• [Problem description] Write the data out again, character for character, with no images.

***

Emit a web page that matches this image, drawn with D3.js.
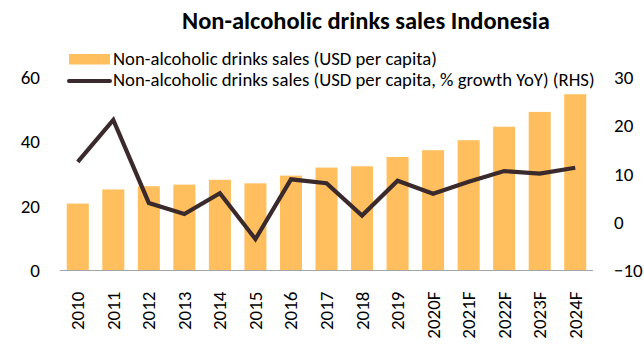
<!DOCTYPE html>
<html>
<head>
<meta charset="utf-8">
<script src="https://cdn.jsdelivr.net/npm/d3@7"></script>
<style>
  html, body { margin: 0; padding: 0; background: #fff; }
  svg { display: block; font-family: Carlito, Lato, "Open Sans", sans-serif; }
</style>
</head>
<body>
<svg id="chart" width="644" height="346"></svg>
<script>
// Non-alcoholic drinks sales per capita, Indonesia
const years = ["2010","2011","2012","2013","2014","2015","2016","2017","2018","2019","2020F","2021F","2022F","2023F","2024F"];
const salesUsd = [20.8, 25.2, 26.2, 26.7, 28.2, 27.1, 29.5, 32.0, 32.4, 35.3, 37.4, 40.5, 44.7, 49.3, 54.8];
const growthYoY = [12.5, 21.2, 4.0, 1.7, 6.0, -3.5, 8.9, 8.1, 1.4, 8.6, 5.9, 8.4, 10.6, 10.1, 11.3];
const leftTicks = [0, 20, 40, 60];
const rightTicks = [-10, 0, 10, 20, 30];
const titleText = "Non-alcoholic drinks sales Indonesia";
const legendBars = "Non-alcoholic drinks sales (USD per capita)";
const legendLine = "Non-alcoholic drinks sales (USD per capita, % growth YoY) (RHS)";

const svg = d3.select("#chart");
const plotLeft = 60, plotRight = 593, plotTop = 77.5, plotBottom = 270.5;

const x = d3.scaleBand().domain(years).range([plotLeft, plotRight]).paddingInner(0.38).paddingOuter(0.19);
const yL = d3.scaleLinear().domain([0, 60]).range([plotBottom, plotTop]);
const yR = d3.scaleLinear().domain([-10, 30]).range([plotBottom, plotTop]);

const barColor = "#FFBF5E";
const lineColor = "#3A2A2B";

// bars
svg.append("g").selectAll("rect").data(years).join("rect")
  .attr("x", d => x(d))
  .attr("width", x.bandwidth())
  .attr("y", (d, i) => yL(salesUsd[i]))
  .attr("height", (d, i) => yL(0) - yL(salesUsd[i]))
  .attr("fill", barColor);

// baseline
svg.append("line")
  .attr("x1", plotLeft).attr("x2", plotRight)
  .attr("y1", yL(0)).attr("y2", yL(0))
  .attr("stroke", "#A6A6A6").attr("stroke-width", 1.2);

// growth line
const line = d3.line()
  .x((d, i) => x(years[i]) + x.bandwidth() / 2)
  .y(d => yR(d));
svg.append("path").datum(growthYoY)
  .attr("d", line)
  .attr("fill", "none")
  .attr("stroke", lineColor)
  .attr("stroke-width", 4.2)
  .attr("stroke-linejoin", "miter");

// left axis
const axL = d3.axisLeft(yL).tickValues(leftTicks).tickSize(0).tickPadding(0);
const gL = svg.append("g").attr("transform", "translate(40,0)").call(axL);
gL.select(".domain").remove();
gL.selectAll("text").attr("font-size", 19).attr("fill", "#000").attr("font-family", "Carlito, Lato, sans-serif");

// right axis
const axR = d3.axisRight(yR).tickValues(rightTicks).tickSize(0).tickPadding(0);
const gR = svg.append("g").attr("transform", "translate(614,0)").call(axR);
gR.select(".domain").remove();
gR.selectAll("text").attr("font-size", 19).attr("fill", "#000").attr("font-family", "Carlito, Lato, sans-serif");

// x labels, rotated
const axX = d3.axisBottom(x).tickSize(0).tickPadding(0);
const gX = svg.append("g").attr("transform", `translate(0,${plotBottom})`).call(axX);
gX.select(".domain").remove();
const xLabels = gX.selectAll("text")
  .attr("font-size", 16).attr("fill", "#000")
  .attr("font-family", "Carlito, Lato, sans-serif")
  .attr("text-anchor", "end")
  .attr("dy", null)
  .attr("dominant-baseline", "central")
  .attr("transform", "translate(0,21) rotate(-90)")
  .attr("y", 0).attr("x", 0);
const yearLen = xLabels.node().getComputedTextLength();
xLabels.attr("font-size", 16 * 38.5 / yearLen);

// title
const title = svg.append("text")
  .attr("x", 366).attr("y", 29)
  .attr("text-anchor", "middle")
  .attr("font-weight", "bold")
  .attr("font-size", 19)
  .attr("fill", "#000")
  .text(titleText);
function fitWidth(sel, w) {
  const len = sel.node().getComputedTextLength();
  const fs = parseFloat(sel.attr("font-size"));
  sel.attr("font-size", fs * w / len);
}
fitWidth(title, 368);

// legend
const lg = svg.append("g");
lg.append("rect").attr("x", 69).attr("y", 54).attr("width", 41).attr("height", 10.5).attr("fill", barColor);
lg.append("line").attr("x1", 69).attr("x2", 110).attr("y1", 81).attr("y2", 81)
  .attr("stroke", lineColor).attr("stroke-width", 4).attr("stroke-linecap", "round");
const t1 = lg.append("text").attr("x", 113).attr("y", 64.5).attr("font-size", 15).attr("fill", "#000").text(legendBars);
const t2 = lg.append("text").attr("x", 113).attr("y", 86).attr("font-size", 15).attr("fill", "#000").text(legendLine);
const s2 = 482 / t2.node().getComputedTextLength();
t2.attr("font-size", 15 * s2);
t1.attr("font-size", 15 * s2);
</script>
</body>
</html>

***

• [Full solution]
Emit a web page that matches this image, drawn with D3.js.
<!DOCTYPE html>
<html>
<head>
<meta charset="utf-8">
<script src="https://cdn.jsdelivr.net/npm/d3@7"></script>
<style>
  html, body { margin: 0; padding: 0; background: #fff; }
  svg { display: block; font-family: Carlito, Lato, "Open Sans", sans-serif; }
</style>
</head>
<body>
<svg id="chart" width="644" height="346"></svg>
<script>
// Non-alcoholic drinks sales per capita, Indonesia
const years = ["2010","2011","2012","2013","2014","2015","2016","2017","2018","2019","2020F","2021F","2022F","2023F","2024F"];
const salesUsd = [20.8, 25.2, 26.2, 26.7, 28.2, 27.1, 29.5, 32.0, 32.4, 35.3, 37.4, 40.5, 44.7, 49.3, 54.8];
const growthYoY = [12.5, 21.2, 4.0, 1.7, 6.0, -3.5, 8.9, 8.1, 1.4, 8.6, 5.9, 8.4, 10.6, 10.1, 11.3];
const leftTicks = [0, 20, 40, 60];
const rightTicks = [-10, 0, 10, 20, 30];
const titleText = "Non-alcoholic drinks sales Indonesia";
const legendBars = "Non-alcoholic drinks sales (USD per capita)";
const legendLine = "Non-alcoholic drinks sales (USD per capita, % growth YoY) (RHS)";

const svg = d3.select("#chart");
const plotLeft = 60, plotRight = 593, plotTop = 77.5, plotBottom = 270.5;

const x = d3.scaleBand().domain(years).range([plotLeft, plotRight]).paddingInner(0.38).paddingOuter(0.19);
const yL = d3.scaleLinear().domain([0, 60]).range([plotBottom, plotTop]);
const yR = d3.scaleLinear().domain([-10, 30]).range([plotBottom, plotTop]);

const barColor = "#FFBF5E";
const lineColor = "#3A2A2B";

// bars
svg.append("g").selectAll("rect").data(years).join("rect")
  .attr("x", d => x(d))
  .attr("width", x.bandwidth())
  .attr("y", (d, i) => yL(salesUsd[i]))
  .attr("height", (d, i) => yL(0) - yL(salesUsd[i]))
  .attr("fill", barColor);

// baseline
svg.append("line")
  .attr("x1", plotLeft).attr("x2", plotRight)
  .attr("y1", yL(0)).attr("y2", yL(0))
  .attr("stroke", "#A6A6A6").attr("stroke-width", 1.2);

// growth line
const line = d3.line()
  .x((d, i) => x(years[i]) + x.bandwidth() / 2)
  .y(d => yR(d));
svg.append("path").datum(growthYoY)
  .attr("d", line)
  .attr("fill", "none")
  .attr("stroke", lineColor)
  .attr("stroke-width", 4.2)
  .attr("stroke-linejoin", "miter");

// left axis
const axL = d3.axisLeft(yL).tickValues(leftTicks).tickSize(0).tickPadding(0);
const gL = svg.append("g").attr("transform", "translate(40,0)").call(axL);
gL.select(".domain").remove();
gL.selectAll("text").attr("font-size", 19).attr("fill", "#000").attr("font-family", "Carlito, Lato, sans-serif");

// right axis
const axR = d3.axisRight(yR).tickValues(rightTicks).tickSize(0).tickPadding(0);
const gR = svg.append("g").attr("transform", "translate(614,0)").call(axR);
gR.select(".domain").remove();
gR.selectAll("text").attr("font-size", 19).attr("fill", "#000").attr("font-family", "Carlito, Lato, sans-serif");

// x labels, rotated
const axX = d3.axisBottom(x).tickSize(0).tickPadding(0);
const gX = svg.append("g").attr("transform", `translate(0,${plotBottom})`).call(axX);
gX.select(".domain").remove();
const xLabels = gX.selectAll("text")
  .attr("font-size", 16).attr("fill", "#000")
  .attr("font-family", "Carlito, Lato, sans-serif")
  .attr("text-anchor", "end")
  .attr("dy", null)
  .attr("dominant-baseline", "central")
  .attr("transform", "translate(0,21) rotate(-90)")
  .attr("y", 0).attr("x", 0);
const yearLen = xLabels.node().getComputedTextLength();
xLabels.attr("font-size", 16 * 38.5 / yearLen);

// title
const title = svg.append("text")
  .attr("x", 366).attr("y", 29)
  .attr("text-anchor", "middle")
  .attr("font-weight", "bold")
  .attr("font-size", 19)
  .attr("fill", "#000")
  .text(titleText);
function fitWidth(sel, w) {
  const len = sel.node().getComputedTextLength();
  const fs = parseFloat(sel.attr("font-size"));
  sel.attr("font-size", fs * w / len);
}
fitWidth(title, 368);

// legend
const lg = svg.append("g");
lg.append("rect").attr("x", 69).attr("y", 54).attr("width", 41).attr("height", 10.5).attr("fill", barColor);
lg.append("line").attr("x1", 69).attr("x2", 110).attr("y1", 81).attr("y2", 81)
  .attr("stroke", lineColor).attr("stroke-width", 4).attr("stroke-linecap", "round");
const t1 = lg.append("text").attr("x", 113).attr("y", 64.5).attr("font-size", 15).attr("fill", "#000").text(legendBars);
const t2 = lg.append("text").attr("x", 113).attr("y", 86).attr("font-size", 15).attr("fill", "#000").text(legendLine);
const s2 = 482 / t2.node().getComputedTextLength();
t2.attr("font-size", 15 * s2);
t1.attr("font-size", 15 * s2);
</script>
</body>
</html>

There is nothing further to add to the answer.